Author discusses her new memoir and latest book of poetry

Lambda Literary Award–winning author Leah Lakshmi Piepzna-Samarasinha. Credit: Heidi Restrepo-Rhodes

Lambda Literary Award–winning author Leah Lakshmi Piepzna-Samarasinha will soon hold the Ottawa launch for her two latest works, Bodymap and Dirty River: A Queer Femme of Color Dreaming Her Way Home. The Toronto-based writer, performer and educator identifies as queer, disabled and a woman of colour. She writes about topics such as disability, surviving abuse and being a femme of colour.

She is the author of Love Cake (for which she won the Lambda for Lesbian Poetry in 2012) and Consensual Genocide, and co-editor of The Revolution Starts at Home: Confronting Intimate Violence in Activist Communities. Her writing has been published in several anthologies. She is currently co-director of Mangos With Chili, a touring cabaret for queer and trans people of colour.

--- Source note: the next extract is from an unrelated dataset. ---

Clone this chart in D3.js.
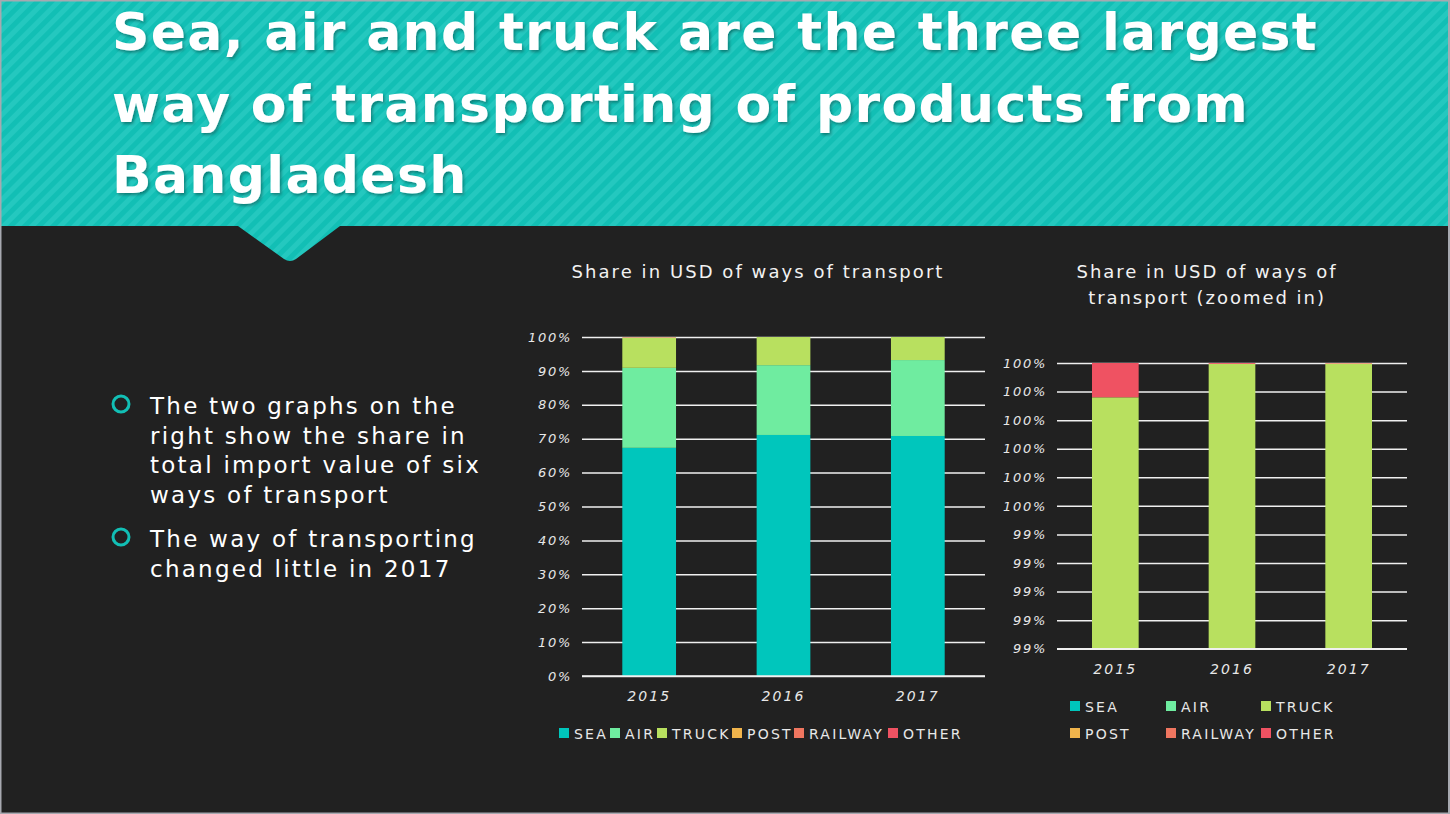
<!DOCTYPE html>
<html>
<head>
<meta charset="utf-8">
<script src="https://cdn.jsdelivr.net/npm/d3@7"></script>
<style>
  html, body { margin: 0; padding: 0; background: #212121; }
  svg { display: block; }
  text { font-family: "DejaVu Sans", "Open Sans", sans-serif; }
</style>
</head>
<body>
<svg id="chart" width="1450" height="814"></svg>
<script>
// ---------- DATA ----------
const years = ["2015", "2016", "2017"];
const modes = ["SEA", "AIR", "TRUCK", "POST", "RAILWAY", "OTHER"];
const seaShare     = [67.3, 71.1, 70.8];
const airShare     = [23.6, 20.6, 22.4];
const truckShare   = [8.98, 8.297, 6.797];
const postShare    = [0.0, 0.0, 0.001];
const railwayShare = [0.0, 0.0, 0.002];
const otherShare   = [0.12, 0.003, 0.0];
const mainTicks = [0, 10, 20, 30, 40, 50, 60, 70, 80, 90, 100];
const zoomTicks = [99.0, 99.1, 99.2, 99.3, 99.4, 99.5, 99.6, 99.7, 99.8, 99.9, 100.0];
const titleLines = ["Sea, air and truck are the three largest",
                    "way of transporting of products from",
                    "Bangladesh"];
const bullets = [
  ["The two graphs on the", "right show the share in", "total import value of six", "ways of transport"],
  ["The way of transporting", "changed little in 2017"]
];
const colors = ["#00c6bc", "#6feca0", "#b8e05f", "#f0b44c", "#ef7660", "#ef5262"];

const seriesValues = [seaShare, airShare, truckShare, postShare, railwayShare, otherShare];
const rows = years.map((y, i) => {
  const r = { year: y };
  modes.forEach((m, k) => r[m] = seriesValues[k][i]);
  return r;
});
const stacked = d3.stack().keys(modes)(rows);
const color = d3.scaleOrdinal(modes, colors);

const svg = d3.select("#chart");

function spacingFor(node, target) {
  node.setAttribute("letter-spacing", 0);
  const w = node.getComputedTextLength();
  const n = node.textContent.length;
  return (target - w) / n;
}

// ---------- BACKGROUND / BANNER ----------
const defs = svg.append("defs");
const pat = defs.append("pattern").attr("id", "stripes")
  .attr("patternUnits", "userSpaceOnUse").attr("width", 10).attr("height", 10)
  .attr("patternTransform", "rotate(-45)");
pat.append("rect").attr("width", 10).attr("height", 10).attr("fill", "#12bfb5");
pat.append("rect").attr("width", 10).attr("height", 5).attr("fill", "#24c8bf");

const shadow = defs.append("filter").attr("id", "tshadow").attr("x", "-5%").attr("y", "-20%").attr("width", "110%").attr("height", "140%");
shadow.append("feDropShadow").attr("dx", 1.5).attr("dy", 2).attr("stdDeviation", 1.5)
  .attr("flood-color", "#000").attr("flood-opacity", 0.35);

svg.append("rect").attr("width", 1450).attr("height", 814).attr("fill", "#212121");
svg.append("path")
  .attr("d", "M0,0 H1450 V226 H340 L296,259 Q290,263 284,259 L238,226 H0 Z")
  .attr("fill", "url(#stripes)");
svg.append("rect").attr("x", 0.5).attr("y", 0.5).attr("width", 1448.5).attr("height", 813)
  .attr("fill", "none").attr("stroke", "#a7a9b0").attr("stroke-width", 2);

// title
const titleG = svg.append("g").attr("filter", "url(#tshadow)");
const titleBase = [50, 122, 193];
const titleTexts = titleG.selectAll("text").data(titleLines).join("text")
  .attr("x", 112).attr("y", (d, i) => titleBase[i])
  .attr("fill", "#ffffff").attr("font-size", 52).attr("font-weight", "bold")
  .text(d => d);
titleTexts.attr("letter-spacing", spacingFor(titleTexts.nodes()[0], 1206));

// ---------- BULLETS ----------
const bulletStarts = [405, 538];
const bulletTexts = [];
bullets.forEach((lines, bi) => {
  const y0 = bulletStarts[bi];
  svg.append("circle").attr("cx", 121).attr("cy", y0 - 1).attr("r", 8)
    .attr("fill", "none").attr("stroke", "#12bfb5").attr("stroke-width", 3);
  svg.append("g").selectAll("text").data(lines).join("text")
    .attr("x", 150).attr("y", (d, i) => y0 + 9 + i * 29.6)
    .attr("fill", "#ffffff").attr("font-size", 23)
    .text(d => d)
    .each(function () { bulletTexts.push(this); });
});
d3.selectAll(bulletTexts).attr("letter-spacing", spacingFor(bulletTexts[2], 331));

// ---------- CHART HELPER ----------
function drawChart(opt) {
  const g = svg.append("g");
  const x = d3.scaleBand().domain(years).range([opt.x0, opt.x1]).paddingInner(0.6).paddingOuter(0.3);
  const y = d3.scaleLinear().domain(opt.domain).range([opt.yb, opt.yt]);

  const tt = g.selectAll("text.ctitle").data(opt.title).join("text").attr("class", "ctitle")
    .attr("x", opt.titleX).attr("y", (d, i) => opt.titleY + i * 26)
    .attr("text-anchor", "middle").attr("fill", "#f2f2f2").attr("font-size", 18)
    .text(d => d);
  tt.attr("letter-spacing", spacingFor(tt.nodes()[0], opt.titleW));

  const yAxis = d3.axisLeft(y).tickValues(opt.ticks).tickSize(-(opt.x1 - opt.x0))
    .tickPadding(10).tickFormat(opt.fmt);
  const ga = g.append("g").attr("transform", `translate(${opt.x0},0)`).call(yAxis);
  ga.select(".domain").remove();
  ga.selectAll(".tick line").attr("stroke", "#f0f0f0").attr("stroke-width", 1.5);
  const yt = ga.selectAll(".tick text").attr("fill", "#e8e8e8").attr("font-size", 13)
    .attr("font-style", "italic").attr("font-family", "\"DejaVu Sans\", sans-serif");
  const topTick = yt.nodes()[yt.size() - 1];
  yt.attr("letter-spacing", spacingFor(topTick, 44));

  const clipId = "clip" + opt.id;
  defs.append("clipPath").attr("id", clipId).append("rect")
    .attr("x", opt.x0).attr("y", opt.yt - 2).attr("width", opt.x1 - opt.x0).attr("height", opt.yb - opt.yt + 2);
  const barsG = g.append("g").attr("clip-path", `url(#${clipId})`);
  barsG.selectAll("g.layer").data(stacked).join("g").attr("class", "layer")
    .attr("fill", d => color(d.key))
    .selectAll("rect").data(d => d).join("rect")
      .attr("x", d => x(d.data.year))
      .attr("width", x.bandwidth())
      .attr("y", d => y(Math.min(d[1], opt.domain[1])))
      .attr("height", d => Math.max(0, y(Math.max(d[0], opt.domain[0] - 1)) - y(Math.min(d[1], opt.domain[1]))));

  g.append("line").attr("x1", opt.x0).attr("x2", opt.x1).attr("y1", y(opt.domain[0])).attr("y2", y(opt.domain[0]))
    .attr("stroke", "#f0f0f0").attr("stroke-width", 1.5);

  const xAxis = d3.axisBottom(x).tickSize(0).tickPadding(opt.xPad);
  const gx = g.append("g").attr("transform", `translate(0,${opt.yb})`).call(xAxis);
  gx.select(".domain").remove();
  const xt = gx.selectAll(".tick text").attr("fill", "#e8e8e8").attr("font-size", 14).attr("font-style", "italic")
    .attr("font-family", "\"DejaVu Sans\", sans-serif");
  xt.attr("letter-spacing", spacingFor(xt.nodes()[0], 44));

  const lg = g.append("g");
  const items = lg.selectAll("g").data(modes).join("g")
    .attr("transform", (d, i) => `translate(${opt.legendPos[i][0]},${opt.legendPos[i][1]})`);
  items.append("rect").attr("x", 0).attr("y", -5).attr("width", 10).attr("height", 10)
    .attr("fill", d => color(d));
  const lt = items.append("text").attr("x", 15).attr("y", 5.5).attr("fill", "#e8e8e8").attr("font-size", 14)
    .text(d => d);
  lt.attr("letter-spacing", spacingFor(lt.nodes()[4], 75));
}

drawChart({
  id: "main", x0: 582, x1: 985, yt: 337, yb: 676, domain: [0, 100], ticks: mainTicks,
  fmt: d => d + "%", title: ["Share in USD of ways of transport"], titleX: 758, titleY: 278, titleW: 373,
  xPad: 15,
  legendPos: [[559, 733], [610, 733], [657, 733], [732, 733], [794, 733], [888, 733]]
});

drawChart({
  id: "zoom", x0: 1057, x1: 1407, yt: 363, yb: 648.7, domain: [99, 100], ticks: zoomTicks,
  fmt: d => Math.round(d) + "%", title: ["Share in USD of ways of", "transport (zoomed in)"],
  titleX: 1207, titleY: 278, titleW: 261, xPad: 15,
  legendPos: [[1070, 706], [1166, 706], [1261, 706], [1070, 733], [1166, 733], [1261, 733]]
});
</script>
</body>
</html>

Daily Xtra caught up with the author for a quick chat about her upcoming launch.

Daily Xtra: Your memoir Dirty River: A Queer Femme of Color Dreaming Her Way Home just came out and you’re about to have your Ottawa launch. Can you tell us a bit about the book?

Dirty River is the memoir I’ve been working on for a decade. It’s the story of me running away from the US to Toronto in 1997 — away from an abusive family and toward burgeoning queer punk-of-colour, anti-colonial feminist-of-colour and Sri Lankan/radical South Asian communities. I’ve been calling it a choose-your-own-adventure queer brown disabled femme’s abuse survivor memoir. I wanted to write a story that is really under-told, and needed to be told — one queer brown femme surviving abuse in real life story. As I say in the opening preface, “This book isn’t The Courage to Heal, and it isn’t Push.” I wanted to capture all the crazy amazing ways we heal and decolonize ourselves and make diasporic community, through homemade queer Diwalis and fucked-up, transformative relationships. Toronto’s QTPOC [queer and trans people of colour] community in the late 1990s was so vibrant, with things like the queer radical South Asian festival Desh Pardesh and queer women-of-colour publisher Sister Vision Press doing things no one else was doing. I wanted to capture that time.

You’re also launching your poetry collection, Bodymap, at the same event. Please tell me a bit about that.

Bodymap is my third book of poetry, and my first since I won the Lambda Award in 2012. It contains a lot of poems coming out of my work with the disability justice movement, which is a movement [focused on] queer and/or people-of-colour with disabilities, which I first came in contact with through working with the performance collective Sins Invalid. It’s about mapping the body’s stories — queer-of-colour love, sex and disaster, long-term abuse survival and transformative justice, and QTPOC disabled culture.

Why should people come to the launch?

Because it’ll be some kind of queer brown femme crip literary utopia for one night only.